The Book of Discipline spells out the church’s doctrine, defining “marriage as the union of one man and one woman” and does not condone the practice of homosexuality, considering it “incompatible with Christian teaching.”

This calls to mind the first chapter the Book of Romans, where the Apostle Paul writes:

For although they knew God, they neither glorified Him as God nor gave thanks to Him, but their thinking became futile and their foolish hearts were darkened….

Therefore God gave them over in the sinful desires of their hearts to sexual impurity for the degrading of their bodies with one another….

Because of this, God gave them over to shameful lusts. Even their women exchanged natural sexual relations for unnatural ones.

In the same way the men also abandoned natural relations with women and were inflamed with lust for one another. Men committed shameful acts with other men, and received in themselves the due penalty for their error.

But in its continuing effort to be “relevant” to the changing and morally declining culture, the UMC has increasingly allowed violations of its Book of Discipline to be ignored and in some cases applauded.

The exit of those 439 churches is just the beginning of the flood, according to Mark Tooley, head of the Institute on Religion & and Democracy. He puts the exit numbers over recent months from the mother church at more than 1,300 nationwide, adding, “By the end of next year, at least 3,000 and possibly 5,000 churches are expected to exit [the UMC].”

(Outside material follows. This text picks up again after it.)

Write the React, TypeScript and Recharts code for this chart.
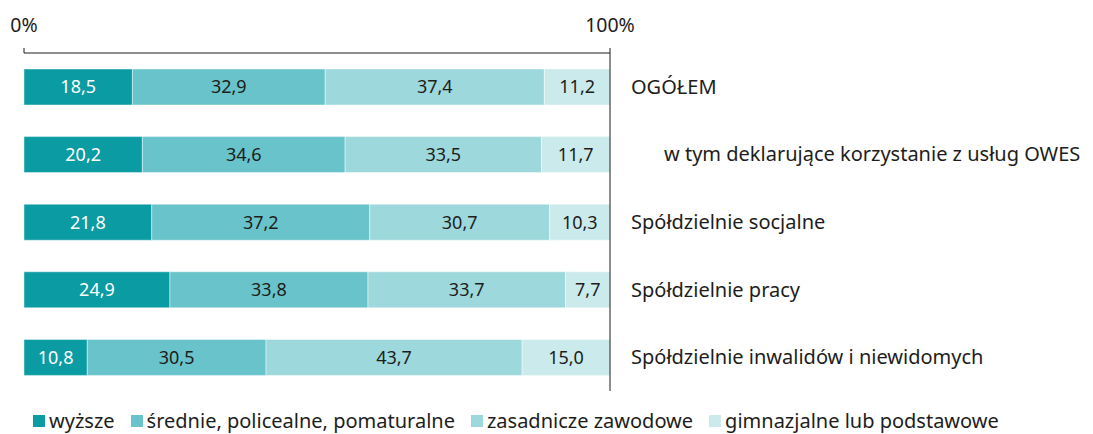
import React from 'react';
import { BarChart, Bar, XAxis, YAxis, LabelList } from 'recharts';

const categories = [
  'OGÓŁEM',
  'w tym deklarujące korzystanie z usług OWES',
  'Spółdzielnie socjalne',
  'Spółdzielnie pracy',
  'Spółdzielnie inwalidów i niewidomych',
];
const wyzsze = [18.5, 20.2, 21.8, 24.9, 10.8];
const srednie = [32.9, 34.6, 37.2, 33.8, 30.5];
const zasadnicze = [37.4, 33.5, 30.7, 33.7, 43.7];
const gimnazjalne = [11.2, 11.7, 10.3, 7.7, 15.0];
const seriesNames = [
  'wyższe',
  'średnie, policealne, pomaturalne',
  'zasadnicze zawodowe',
  'gimnazjalne lub podstawowe',
];
const xTicks = [0, 100];

const seriesKeys = ['wyzsze', 'srednie', 'zasadnicze', 'gimnazjalne'];
const colors = ['#0a9ba3', '#68c3ca', '#9dd8dc', '#cbeaec'];
const labelColors = ['#ffffff', '#1d1d1b', '#1d1d1b', '#1d1d1b'];

const data = categories.map((name, i) => ({
  name,
  wyzsze: wyzsze[i],
  srednie: srednie[i],
  zasadnicze: zasadnicze[i],
  gimnazjalne: gimnazjalne[i],
}));

const MAIN_FONT = "'Noto Sans', sans-serif";
const TEXT = '#1d1d1b';

const fmt = (v: any) => Number(v).toFixed(1).replace('.', ',');

const CategoryTick = (props: any) => {
  const { x, y, payload } = props;
  const indent = String(payload.value).startsWith('w tym') ? 33 : 0;
  return (
    <text
      x={x + indent}
      y={y}
      dy="0.35em"
      textAnchor="start"
      fill={TEXT}
      fontSize={20}
      fontFamily={MAIN_FONT}
    >
      {payload.value}
    </text>
  );
};

export default function App() {
  return (
    <div style={{ position: 'absolute', left: 0, top: 0, width: 1093, height: 434, background: '#fff', overflow: 'hidden' }}>
      <BarChart
        width={1093}
        height={434}
        data={data}
        layout="vertical"
        margin={{ top: 0, right: 0, left: 24, bottom: 43 }}
      >
        <XAxis
          type="number"
          orientation="top"
          domain={[0, 100]}
          allowDataOverflow
          ticks={xTicks}
          tickFormatter={(v: number) => `${v}%`}
          height={53}
          tickSize={5}
          tickMargin={16}
          axisLine={{ stroke: TEXT }}
          tickLine={{ stroke: TEXT }}
          tick={{ fill: TEXT, fontSize: 19.5, fontFamily: MAIN_FONT }}
        />
        <YAxis
          type="category"
          dataKey="name"
          orientation="right"
          width={483}
          tickSize={0}
          tickMargin={21}
          axisLine={{ stroke: TEXT }}
          tickLine={false}
          tick={<CategoryTick />}
          interval={0}
        />
        {seriesKeys.map((k, i) => (
          <Bar
            key={k}
            dataKey={k}
            name={seriesNames[i]}
            stackId="a"
            fill={colors[i]}
            stroke="#ffffff"
            strokeOpacity={0.45}
            strokeWidth={1}
            barSize={36}
            isAnimationActive={false}
          >
            <LabelList
              dataKey={k}
              position="center"
              formatter={fmt}
              fill={labelColors[i]}
              fontSize={18}
              fontFamily={MAIN_FONT}
            />
          </Bar>
        ))}
      </BarChart>
      <div
        style={{
          position: 'absolute',
          left: 33,
          top: 410,
          display: 'flex',
          alignItems: 'center',
          gap: 16,
          fontFamily: MAIN_FONT,
          fontSize: 20,
          lineHeight: '22px',
          color: TEXT,
          whiteSpace: 'nowrap',
        }}
      >
        {seriesNames.map((n, i) => (
          <div key={n} style={{ display: 'flex', alignItems: 'center' }}>
            <span
              style={{ display: 'inline-block', width: 12, height: 12, background: colors[i], marginRight: 4 }}
            />
            <span>{n}</span>
          </div>
        ))}
      </div>
    </div>
  );
}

Britney Griner, writing for the Texas Tribune, was spot on as to the primary cause of the flood of Methodist churches leaving the UMC:

As the sexual revolution and other progressive social movements of the 1960s continue to flourish in more liberal parts of the country, the UMC attempted to reconcile its ranks’ divergent views on gay rights and other issues.

Back in September, 81 churches in the Central Texas Conference voted themselves out of the UMC, and 54 churches in the North Texas Conference are in the process of exiting the mother church as well. 

Many of those churches exiting the UMC are affiliating with the new Global Methodist Church. Formed in May, its position on abortion is clear:

The sacredness of all life compels us to resist the practice of abortion except in the cases of tragic conflicts of life against life when the wellbeing of the mother and the child are at stake.

We do not accept abortion as a means of birth control, or gender selection.

In its zeal to be “relevant” to the sinful and morally declining culture by leaving behind the Bible and adopting that culture’s values, the UMC continues to emasculate itself into irrelevancy and oblivion.